Exploiting correlation and parallelism of materialized-view recommendation for distributed data warehouses
Abstract
Many large enterprises require access to distributed data warehouses for business intelligence (BI) applications. Typically distributed data warehouses are integrated into a centralized data warehouse for the benefit of easy maintenance. However, this approach needs to overcome the complexity of data loading and job scheduling as well as scalability issues. On the other hand, the approach of a fully federated system may not be feasible for data intensive BI applications. The hybrid approach via intelligent data placement is more flexible and applicable than the centralized or fullfederation configuration. The current implementation of the hybrid approach to integrating distributed data warehouses is to aggregate selected data from various remote sources as materialized views and cache them at the federation server to improve the performance of complex BI query workloads. In this paper, we propose an improvement that recommends Materialized Query Tables (MQTs) for backend servers for the benefits of load distribution and easy maintenance of aggregated data in conjunction with the current hybrid approach of data placement.
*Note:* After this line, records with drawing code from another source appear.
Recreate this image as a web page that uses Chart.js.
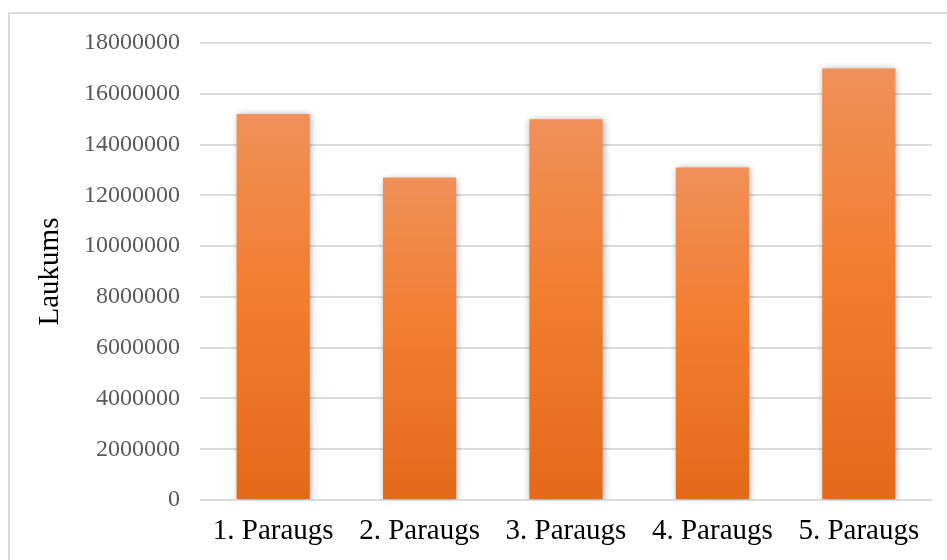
<!DOCTYPE html>
<html>
<head>
<meta charset="utf-8">
<script src="https://cdn.jsdelivr.net/npm/chart.js@4/dist/chart.umd.min.js"></script>
<style>
  html, body { margin: 0; padding: 0; background: #ffffff; }
  #wrap { width: 947px; height: 560px; }
</style>
</head>
<body>
<div id="wrap"><canvas id="c" width="947" height="560"></canvas></div>
<script>
// Area per sample
const categories = ['1. Paraugs', '2. Paraugs', '3. Paraugs', '4. Paraugs', '5. Paraugs'];
const areaValues = [15200000, 12700000, 15000000, 13100000, 17000000];
const yTickMax = 18000000;
const yTickStep = 2000000;
const yTitle = 'Laukums';

const serif = "'Liberation Serif', 'Times New Roman', serif";

// Vertical gradient spanning each bar from its top to the baseline
function barGradient(context) {
  const chart = context.chart;
  const area = chart.chartArea;
  if (!area || context.type !== 'data') return '#EE7D33';
  const yScale = chart.scales.y;
  const top = yScale.getPixelForValue(context.raw);
  const bottom = yScale.getPixelForValue(0);
  const g = chart.ctx.createLinearGradient(0, top, 0, bottom);
  g.addColorStop(0, '#F0905A');
  g.addColorStop(0.45, '#F27E30');
  g.addColorStop(1, '#E4691A');
  return g;
}

// Light frame around the chart and soft shadow under the bars
const framePlugin = {
  id: 'frame',
  beforeDraw(chart) {
    const ctx = chart.ctx;
    ctx.save();
    ctx.strokeStyle = '#d9d9d9';
    ctx.lineWidth = 2;
    ctx.strokeRect(9, 13, 1000, 1000);
    ctx.restore();
  },
  beforeDatasetsDraw(chart) {
    const ctx = chart.ctx;
    ctx.save();
    ctx.shadowColor = 'rgba(0,0,0,0.35)';
    ctx.shadowBlur = 7;
    ctx.shadowOffsetX = 1;
    ctx.shadowOffsetY = 1;
  },
  afterDatasetsDraw(chart) {
    chart.ctx.restore();
  }
};

new Chart(document.getElementById('c'), {
  type: 'bar',
  data: {
    labels: categories,
    datasets: [{
      data: areaValues,
      backgroundColor: barGradient,
      borderWidth: 0,
      categoryPercentage: 1,
      barPercentage: 0.5
    }]
  },
  options: {
    responsive: false,
    animation: false,
    devicePixelRatio: 1,
    layout: { padding: { left: 0, right: 15, top: 43, bottom: 0 } },
    plugins: {
      legend: { display: false },
      tooltip: { enabled: false }
    },
    scales: {
      x: {
        grid: { display: false, drawTicks: false },
        border: { display: false },
        ticks: {
          color: '#000000',
          font: { family: serif, size: 29 },
          padding: 14,
          maxRotation: 0,
          autoSkip: false
        },
        afterFit(scale) { scale.height = 60; }
      },
      y: {
        min: 0,
        max: yTickMax,
        grid: { color: '#dcdcdc', lineWidth: 2, drawTicks: false },
        border: { display: false },
        ticks: {
          stepSize: yTickStep,
          color: '#595959',
          font: { family: serif, size: 24 },
          padding: 20,
          callback: (v) => String(v)
        },
        title: {
          display: true,
          text: yTitle,
          color: '#000000',
          font: { family: serif, size: 29 },
          padding: { top: 33, bottom: 0 }
        },
        afterFit(scale) { scale.width = 200; }
      }
    }
  },
  plugins: [framePlugin]
});
</script>
</body>
</html>
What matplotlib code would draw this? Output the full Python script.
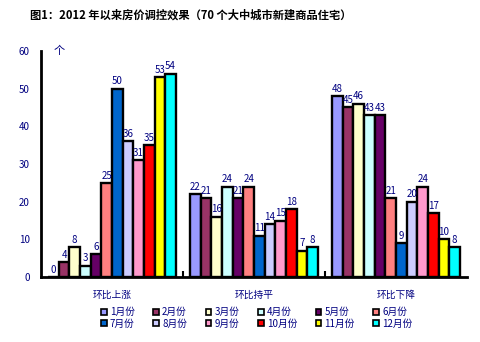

Our approach considers the correlation between backend servers and recommends MQTs that are well coordinated among the backend servers and optimized for a given workload. We also exploit the parallelism property among the backend servers to make our approach run almost linearly (in contrast to exponentially) with respect to the number of backend servers, without sacrificing its recommendation quality. Experimental evaluations validate the effectiveness and efficiency of our approach. © 2007 IEEE.